Written request:
Give back the full listing, character for character, with no pictures.

Dataset extract:
+ + +

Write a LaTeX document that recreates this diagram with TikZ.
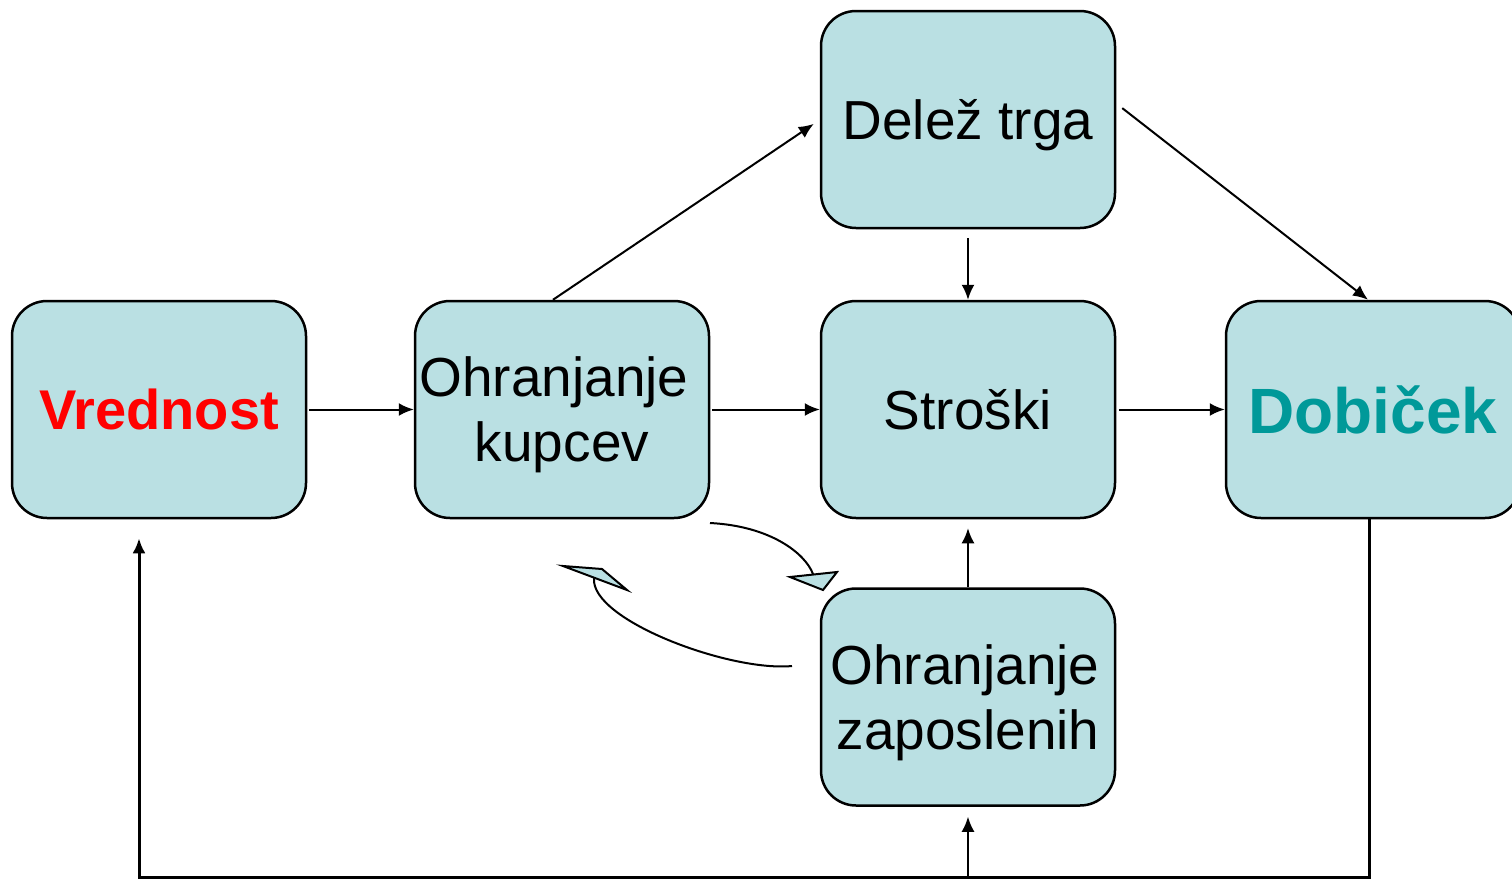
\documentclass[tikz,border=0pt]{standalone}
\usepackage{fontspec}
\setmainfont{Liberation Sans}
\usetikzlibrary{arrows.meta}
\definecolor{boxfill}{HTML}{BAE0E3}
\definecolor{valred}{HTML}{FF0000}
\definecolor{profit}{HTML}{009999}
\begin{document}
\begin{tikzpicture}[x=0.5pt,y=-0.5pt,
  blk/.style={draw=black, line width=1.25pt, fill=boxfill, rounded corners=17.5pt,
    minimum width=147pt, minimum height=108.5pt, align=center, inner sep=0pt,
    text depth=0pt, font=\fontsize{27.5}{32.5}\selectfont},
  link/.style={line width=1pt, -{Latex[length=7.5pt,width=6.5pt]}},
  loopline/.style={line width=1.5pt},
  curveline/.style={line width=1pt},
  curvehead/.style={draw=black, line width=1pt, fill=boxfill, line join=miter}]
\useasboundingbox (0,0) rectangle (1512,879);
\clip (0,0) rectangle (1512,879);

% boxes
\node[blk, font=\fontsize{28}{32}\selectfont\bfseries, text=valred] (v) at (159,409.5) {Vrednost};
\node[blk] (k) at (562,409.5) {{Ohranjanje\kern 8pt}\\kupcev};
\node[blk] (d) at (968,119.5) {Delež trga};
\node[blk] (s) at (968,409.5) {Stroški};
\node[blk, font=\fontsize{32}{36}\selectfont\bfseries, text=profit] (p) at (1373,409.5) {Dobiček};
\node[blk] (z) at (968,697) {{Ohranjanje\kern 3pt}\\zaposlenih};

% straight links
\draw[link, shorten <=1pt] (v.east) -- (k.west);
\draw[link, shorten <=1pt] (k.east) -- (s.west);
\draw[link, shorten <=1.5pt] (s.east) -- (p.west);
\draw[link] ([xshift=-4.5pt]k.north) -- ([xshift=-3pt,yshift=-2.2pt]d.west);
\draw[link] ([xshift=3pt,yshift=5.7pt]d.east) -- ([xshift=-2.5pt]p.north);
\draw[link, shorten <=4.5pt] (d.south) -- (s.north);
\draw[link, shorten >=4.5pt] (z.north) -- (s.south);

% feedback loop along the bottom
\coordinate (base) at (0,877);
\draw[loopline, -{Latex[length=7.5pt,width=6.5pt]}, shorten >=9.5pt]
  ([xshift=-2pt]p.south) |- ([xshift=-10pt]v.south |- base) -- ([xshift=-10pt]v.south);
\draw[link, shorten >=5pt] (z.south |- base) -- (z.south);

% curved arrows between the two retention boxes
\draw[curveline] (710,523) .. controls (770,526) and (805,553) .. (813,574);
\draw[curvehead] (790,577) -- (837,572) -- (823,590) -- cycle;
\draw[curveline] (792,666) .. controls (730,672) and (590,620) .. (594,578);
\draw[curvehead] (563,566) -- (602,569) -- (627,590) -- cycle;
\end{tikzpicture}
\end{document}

+ + +

Correct answer:
Write a LaTeX document that recreates this diagram with TikZ.
\documentclass[tikz,border=0pt]{standalone}
\usepackage{fontspec}
\setmainfont{Liberation Sans}
\usetikzlibrary{arrows.meta}
\definecolor{boxfill}{HTML}{BAE0E3}
\definecolor{valred}{HTML}{FF0000}
\definecolor{profit}{HTML}{009999}
\begin{document}
\begin{tikzpicture}[x=0.5pt,y=-0.5pt,
  blk/.style={draw=black, line width=1.25pt, fill=boxfill, rounded corners=17.5pt,
    minimum width=147pt, minimum height=108.5pt, align=center, inner sep=0pt,
    text depth=0pt, font=\fontsize{27.5}{32.5}\selectfont},
  link/.style={line width=1pt, -{Latex[length=7.5pt,width=6.5pt]}},
  loopline/.style={line width=1.5pt},
  curveline/.style={line width=1pt},
  curvehead/.style={draw=black, line width=1pt, fill=boxfill, line join=miter}]
\useasboundingbox (0,0) rectangle (1512,879);
\clip (0,0) rectangle (1512,879);

% boxes
\node[blk, font=\fontsize{28}{32}\selectfont\bfseries, text=valred] (v) at (159,409.5) {Vrednost};
\node[blk] (k) at (562,409.5) {{Ohranjanje\kern 8pt}\\kupcev};
\node[blk] (d) at (968,119.5) {Delež trga};
\node[blk] (s) at (968,409.5) {Stroški};
\node[blk, font=\fontsize{32}{36}\selectfont\bfseries, text=profit] (p) at (1373,409.5) {Dobiček};
\node[blk] (z) at (968,697) {{Ohranjanje\kern 3pt}\\zaposlenih};

% straight links
\draw[link, shorten <=1pt] (v.east) -- (k.west);
\draw[link, shorten <=1pt] (k.east) -- (s.west);
\draw[link, shorten <=1.5pt] (s.east) -- (p.west);
\draw[link] ([xshift=-4.5pt]k.north) -- ([xshift=-3pt,yshift=-2.2pt]d.west);
\draw[link] ([xshift=3pt,yshift=5.7pt]d.east) -- ([xshift=-2.5pt]p.north);
\draw[link, shorten <=4.5pt] (d.south) -- (s.north);
\draw[link, shorten >=4.5pt] (z.north) -- (s.south);

% feedback loop along the bottom
\coordinate (base) at (0,877);
\draw[loopline, -{Latex[length=7.5pt,width=6.5pt]}, shorten >=9.5pt]
  ([xshift=-2pt]p.south) |- ([xshift=-10pt]v.south |- base) -- ([xshift=-10pt]v.south);
\draw[link, shorten >=5pt] (z.south |- base) -- (z.south);

% curved arrows between the two retention boxes
\draw[curveline] (710,523) .. controls (770,526) and (805,553) .. (813,574);
\draw[curvehead] (790,577) -- (837,572) -- (823,590) -- cycle;
\draw[curveline] (792,666) .. controls (730,672) and (590,620) .. (594,578);
\draw[curvehead] (563,566) -- (602,569) -- (627,590) -- cycle;
\end{tikzpicture}
\end{document}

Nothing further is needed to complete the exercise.